_EXERCISE TASK:_
Without the pictures, write out all the lines below exactly as they appear.

_DATA EXTRACT:_
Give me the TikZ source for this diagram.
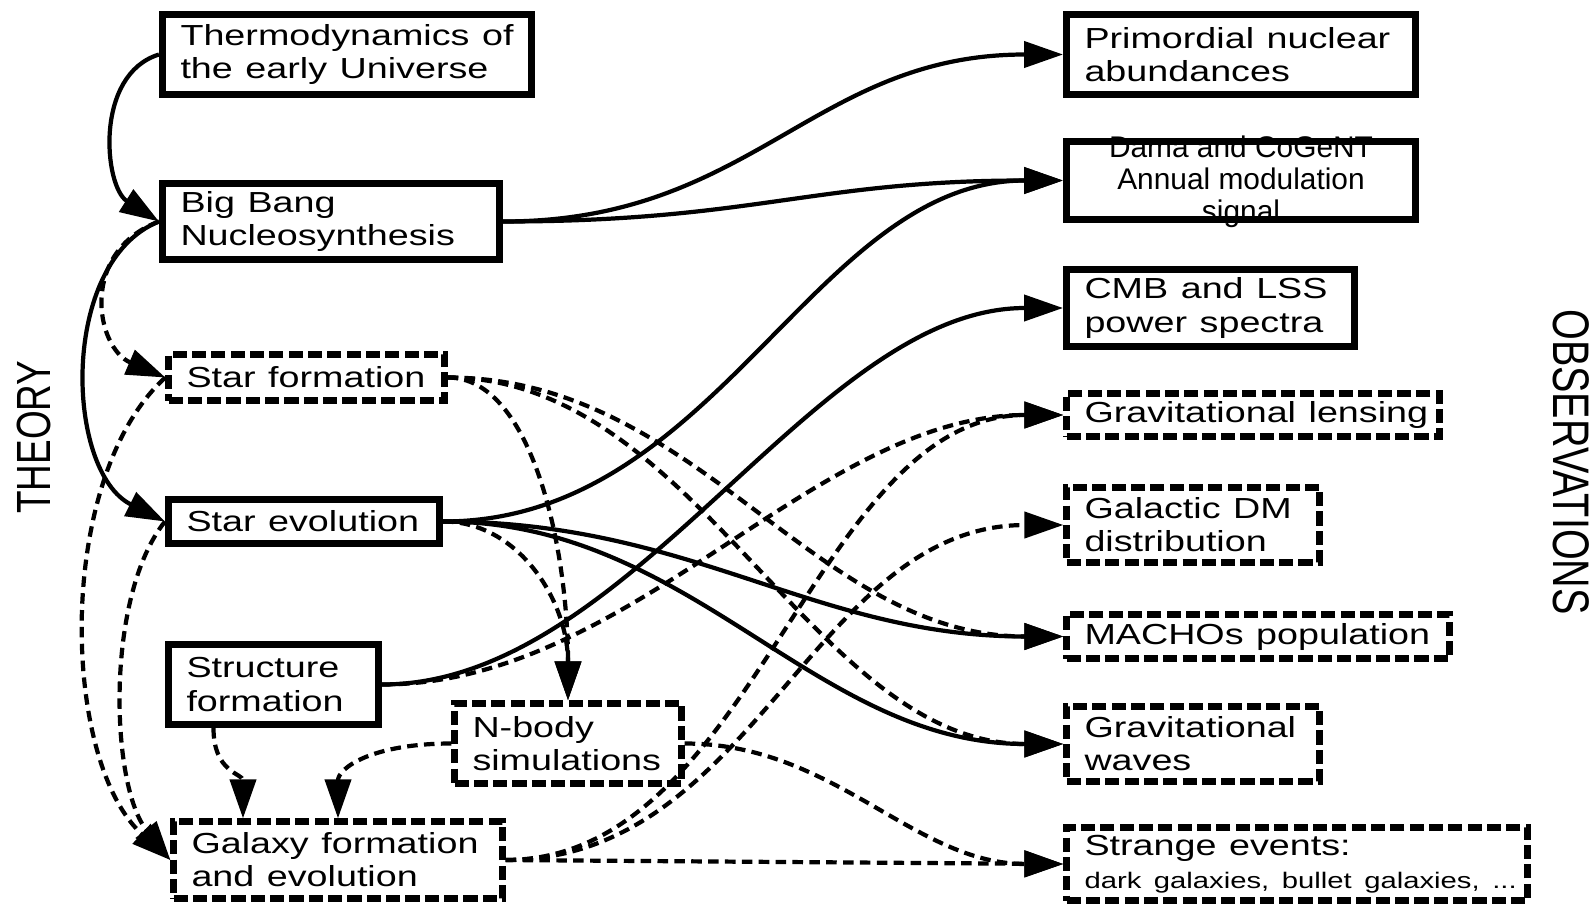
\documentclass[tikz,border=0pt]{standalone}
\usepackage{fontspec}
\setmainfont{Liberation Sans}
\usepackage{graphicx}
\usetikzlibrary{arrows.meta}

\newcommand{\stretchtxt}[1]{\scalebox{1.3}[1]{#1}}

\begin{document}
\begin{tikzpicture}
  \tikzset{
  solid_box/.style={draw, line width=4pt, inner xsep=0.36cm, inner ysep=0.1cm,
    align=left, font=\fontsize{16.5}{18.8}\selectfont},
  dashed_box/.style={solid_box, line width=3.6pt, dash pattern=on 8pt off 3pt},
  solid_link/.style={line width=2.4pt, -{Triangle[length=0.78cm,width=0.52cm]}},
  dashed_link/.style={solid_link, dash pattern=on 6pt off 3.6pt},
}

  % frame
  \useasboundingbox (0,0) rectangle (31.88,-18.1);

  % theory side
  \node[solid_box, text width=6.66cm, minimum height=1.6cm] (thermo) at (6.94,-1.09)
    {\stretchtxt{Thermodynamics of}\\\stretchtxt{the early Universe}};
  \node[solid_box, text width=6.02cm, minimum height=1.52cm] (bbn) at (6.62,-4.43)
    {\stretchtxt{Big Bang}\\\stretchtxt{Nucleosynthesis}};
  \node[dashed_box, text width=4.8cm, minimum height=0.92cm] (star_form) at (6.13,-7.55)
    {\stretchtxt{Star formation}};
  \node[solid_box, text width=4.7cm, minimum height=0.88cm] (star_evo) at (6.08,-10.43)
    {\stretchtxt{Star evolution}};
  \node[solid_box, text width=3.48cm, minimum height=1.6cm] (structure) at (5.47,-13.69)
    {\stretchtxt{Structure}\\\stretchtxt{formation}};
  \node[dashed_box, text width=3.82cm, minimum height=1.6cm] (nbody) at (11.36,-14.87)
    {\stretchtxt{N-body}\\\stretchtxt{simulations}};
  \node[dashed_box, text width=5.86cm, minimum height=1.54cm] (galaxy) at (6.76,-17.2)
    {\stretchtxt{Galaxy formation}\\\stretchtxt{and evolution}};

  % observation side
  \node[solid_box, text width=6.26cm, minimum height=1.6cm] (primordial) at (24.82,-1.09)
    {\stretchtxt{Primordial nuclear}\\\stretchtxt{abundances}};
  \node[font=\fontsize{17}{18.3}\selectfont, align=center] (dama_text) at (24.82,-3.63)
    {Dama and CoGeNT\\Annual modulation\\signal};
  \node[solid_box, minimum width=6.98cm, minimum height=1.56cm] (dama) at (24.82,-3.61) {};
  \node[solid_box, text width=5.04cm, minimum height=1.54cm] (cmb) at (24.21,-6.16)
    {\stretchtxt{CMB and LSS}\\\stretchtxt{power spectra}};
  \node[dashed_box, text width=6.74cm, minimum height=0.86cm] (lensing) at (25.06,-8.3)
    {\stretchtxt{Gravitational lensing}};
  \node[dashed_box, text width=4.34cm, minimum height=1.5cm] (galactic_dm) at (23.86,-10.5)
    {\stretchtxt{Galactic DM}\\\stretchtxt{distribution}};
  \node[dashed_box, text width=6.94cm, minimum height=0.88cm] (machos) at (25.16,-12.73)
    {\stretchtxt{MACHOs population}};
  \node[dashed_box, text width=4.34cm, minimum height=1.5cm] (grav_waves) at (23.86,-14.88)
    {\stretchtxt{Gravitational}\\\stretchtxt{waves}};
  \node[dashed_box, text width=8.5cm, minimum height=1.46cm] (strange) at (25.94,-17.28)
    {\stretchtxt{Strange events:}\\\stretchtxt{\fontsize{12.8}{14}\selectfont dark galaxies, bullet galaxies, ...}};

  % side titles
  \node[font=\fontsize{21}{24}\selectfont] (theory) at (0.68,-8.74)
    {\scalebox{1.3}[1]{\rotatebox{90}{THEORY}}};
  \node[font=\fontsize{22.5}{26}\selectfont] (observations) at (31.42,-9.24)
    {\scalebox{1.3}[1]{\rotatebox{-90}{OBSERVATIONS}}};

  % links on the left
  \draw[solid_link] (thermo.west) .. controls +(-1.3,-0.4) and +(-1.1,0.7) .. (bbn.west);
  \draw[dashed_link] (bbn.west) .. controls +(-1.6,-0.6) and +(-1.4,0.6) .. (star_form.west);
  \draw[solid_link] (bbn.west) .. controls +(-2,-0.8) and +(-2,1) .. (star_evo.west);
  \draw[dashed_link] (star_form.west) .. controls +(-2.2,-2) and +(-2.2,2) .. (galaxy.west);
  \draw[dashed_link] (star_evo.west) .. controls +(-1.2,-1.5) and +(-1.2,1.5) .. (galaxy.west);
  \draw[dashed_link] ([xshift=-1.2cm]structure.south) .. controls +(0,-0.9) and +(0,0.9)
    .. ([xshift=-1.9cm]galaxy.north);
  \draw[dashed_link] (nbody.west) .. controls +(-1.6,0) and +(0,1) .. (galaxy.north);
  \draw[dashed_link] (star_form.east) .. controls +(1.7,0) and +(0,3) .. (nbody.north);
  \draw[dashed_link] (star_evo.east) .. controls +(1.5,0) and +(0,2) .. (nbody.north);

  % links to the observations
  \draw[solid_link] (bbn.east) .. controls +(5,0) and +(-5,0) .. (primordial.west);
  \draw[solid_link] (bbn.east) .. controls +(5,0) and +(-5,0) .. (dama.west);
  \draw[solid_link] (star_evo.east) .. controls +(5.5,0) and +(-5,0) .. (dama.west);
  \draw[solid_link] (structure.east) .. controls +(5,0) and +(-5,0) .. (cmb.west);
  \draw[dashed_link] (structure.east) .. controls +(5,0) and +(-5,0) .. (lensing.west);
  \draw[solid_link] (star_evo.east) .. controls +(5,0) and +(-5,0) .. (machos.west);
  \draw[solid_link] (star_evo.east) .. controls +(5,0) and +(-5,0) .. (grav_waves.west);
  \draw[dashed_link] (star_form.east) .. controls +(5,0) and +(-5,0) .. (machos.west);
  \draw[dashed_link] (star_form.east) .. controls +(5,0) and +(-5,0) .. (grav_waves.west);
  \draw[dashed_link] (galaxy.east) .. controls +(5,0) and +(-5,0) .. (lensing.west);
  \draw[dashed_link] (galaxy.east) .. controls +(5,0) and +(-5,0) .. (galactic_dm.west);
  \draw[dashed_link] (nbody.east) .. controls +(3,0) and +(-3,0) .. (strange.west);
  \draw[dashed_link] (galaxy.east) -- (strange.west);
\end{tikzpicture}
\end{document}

_RESPONSE TO THE EXERCISE:_
Give me the TikZ source for this diagram.
\documentclass[tikz,border=0pt]{standalone}
\usepackage{fontspec}
\setmainfont{Liberation Sans}
\usepackage{graphicx}
\usetikzlibrary{arrows.meta}

\newcommand{\stretchtxt}[1]{\scalebox{1.3}[1]{#1}}

\begin{document}
\begin{tikzpicture}
  \tikzset{
  solid_box/.style={draw, line width=4pt, inner xsep=0.36cm, inner ysep=0.1cm,
    align=left, font=\fontsize{16.5}{18.8}\selectfont},
  dashed_box/.style={solid_box, line width=3.6pt, dash pattern=on 8pt off 3pt},
  solid_link/.style={line width=2.4pt, -{Triangle[length=0.78cm,width=0.52cm]}},
  dashed_link/.style={solid_link, dash pattern=on 6pt off 3.6pt},
}

  % frame
  \useasboundingbox (0,0) rectangle (31.88,-18.1);

  % theory side
  \node[solid_box, text width=6.66cm, minimum height=1.6cm] (thermo) at (6.94,-1.09)
    {\stretchtxt{Thermodynamics of}\\\stretchtxt{the early Universe}};
  \node[solid_box, text width=6.02cm, minimum height=1.52cm] (bbn) at (6.62,-4.43)
    {\stretchtxt{Big Bang}\\\stretchtxt{Nucleosynthesis}};
  \node[dashed_box, text width=4.8cm, minimum height=0.92cm] (star_form) at (6.13,-7.55)
    {\stretchtxt{Star formation}};
  \node[solid_box, text width=4.7cm, minimum height=0.88cm] (star_evo) at (6.08,-10.43)
    {\stretchtxt{Star evolution}};
  \node[solid_box, text width=3.48cm, minimum height=1.6cm] (structure) at (5.47,-13.69)
    {\stretchtxt{Structure}\\\stretchtxt{formation}};
  \node[dashed_box, text width=3.82cm, minimum height=1.6cm] (nbody) at (11.36,-14.87)
    {\stretchtxt{N-body}\\\stretchtxt{simulations}};
  \node[dashed_box, text width=5.86cm, minimum height=1.54cm] (galaxy) at (6.76,-17.2)
    {\stretchtxt{Galaxy formation}\\\stretchtxt{and evolution}};

  % observation side
  \node[solid_box, text width=6.26cm, minimum height=1.6cm] (primordial) at (24.82,-1.09)
    {\stretchtxt{Primordial nuclear}\\\stretchtxt{abundances}};
  \node[font=\fontsize{17}{18.3}\selectfont, align=center] (dama_text) at (24.82,-3.63)
    {Dama and CoGeNT\\Annual modulation\\signal};
  \node[solid_box, minimum width=6.98cm, minimum height=1.56cm] (dama) at (24.82,-3.61) {};
  \node[solid_box, text width=5.04cm, minimum height=1.54cm] (cmb) at (24.21,-6.16)
    {\stretchtxt{CMB and LSS}\\\stretchtxt{power spectra}};
  \node[dashed_box, text width=6.74cm, minimum height=0.86cm] (lensing) at (25.06,-8.3)
    {\stretchtxt{Gravitational lensing}};
  \node[dashed_box, text width=4.34cm, minimum height=1.5cm] (galactic_dm) at (23.86,-10.5)
    {\stretchtxt{Galactic DM}\\\stretchtxt{distribution}};
  \node[dashed_box, text width=6.94cm, minimum height=0.88cm] (machos) at (25.16,-12.73)
    {\stretchtxt{MACHOs population}};
  \node[dashed_box, text width=4.34cm, minimum height=1.5cm] (grav_waves) at (23.86,-14.88)
    {\stretchtxt{Gravitational}\\\stretchtxt{waves}};
  \node[dashed_box, text width=8.5cm, minimum height=1.46cm] (strange) at (25.94,-17.28)
    {\stretchtxt{Strange events:}\\\stretchtxt{\fontsize{12.8}{14}\selectfont dark galaxies, bullet galaxies, ...}};

  % side titles
  \node[font=\fontsize{21}{24}\selectfont] (theory) at (0.68,-8.74)
    {\scalebox{1.3}[1]{\rotatebox{90}{THEORY}}};
  \node[font=\fontsize{22.5}{26}\selectfont] (observations) at (31.42,-9.24)
    {\scalebox{1.3}[1]{\rotatebox{-90}{OBSERVATIONS}}};

  % links on the left
  \draw[solid_link] (thermo.west) .. controls +(-1.3,-0.4) and +(-1.1,0.7) .. (bbn.west);
  \draw[dashed_link] (bbn.west) .. controls +(-1.6,-0.6) and +(-1.4,0.6) .. (star_form.west);
  \draw[solid_link] (bbn.west) .. controls +(-2,-0.8) and +(-2,1) .. (star_evo.west);
  \draw[dashed_link] (star_form.west) .. controls +(-2.2,-2) and +(-2.2,2) .. (galaxy.west);
  \draw[dashed_link] (star_evo.west) .. controls +(-1.2,-1.5) and +(-1.2,1.5) .. (galaxy.west);
  \draw[dashed_link] ([xshift=-1.2cm]structure.south) .. controls +(0,-0.9) and +(0,0.9)
    .. ([xshift=-1.9cm]galaxy.north);
  \draw[dashed_link] (nbody.west) .. controls +(-1.6,0) and +(0,1) .. (galaxy.north);
  \draw[dashed_link] (star_form.east) .. controls +(1.7,0) and +(0,3) .. (nbody.north);
  \draw[dashed_link] (star_evo.east) .. controls +(1.5,0) and +(0,2) .. (nbody.north);

  % links to the observations
  \draw[solid_link] (bbn.east) .. controls +(5,0) and +(-5,0) .. (primordial.west);
  \draw[solid_link] (bbn.east) .. controls +(5,0) and +(-5,0) .. (dama.west);
  \draw[solid_link] (star_evo.east) .. controls +(5.5,0) and +(-5,0) .. (dama.west);
  \draw[solid_link] (structure.east) .. controls +(5,0) and +(-5,0) .. (cmb.west);
  \draw[dashed_link] (structure.east) .. controls +(5,0) and +(-5,0) .. (lensing.west);
  \draw[solid_link] (star_evo.east) .. controls +(5,0) and +(-5,0) .. (machos.west);
  \draw[solid_link] (star_evo.east) .. controls +(5,0) and +(-5,0) .. (grav_waves.west);
  \draw[dashed_link] (star_form.east) .. controls +(5,0) and +(-5,0) .. (machos.west);
  \draw[dashed_link] (star_form.east) .. controls +(5,0) and +(-5,0) .. (grav_waves.west);
  \draw[dashed_link] (galaxy.east) .. controls +(5,0) and +(-5,0) .. (lensing.west);
  \draw[dashed_link] (galaxy.east) .. controls +(5,0) and +(-5,0) .. (galactic_dm.west);
  \draw[dashed_link] (nbody.east) .. controls +(3,0) and +(-3,0) .. (strange.west);
  \draw[dashed_link] (galaxy.east) -- (strange.west);
\end{tikzpicture}
\end{document}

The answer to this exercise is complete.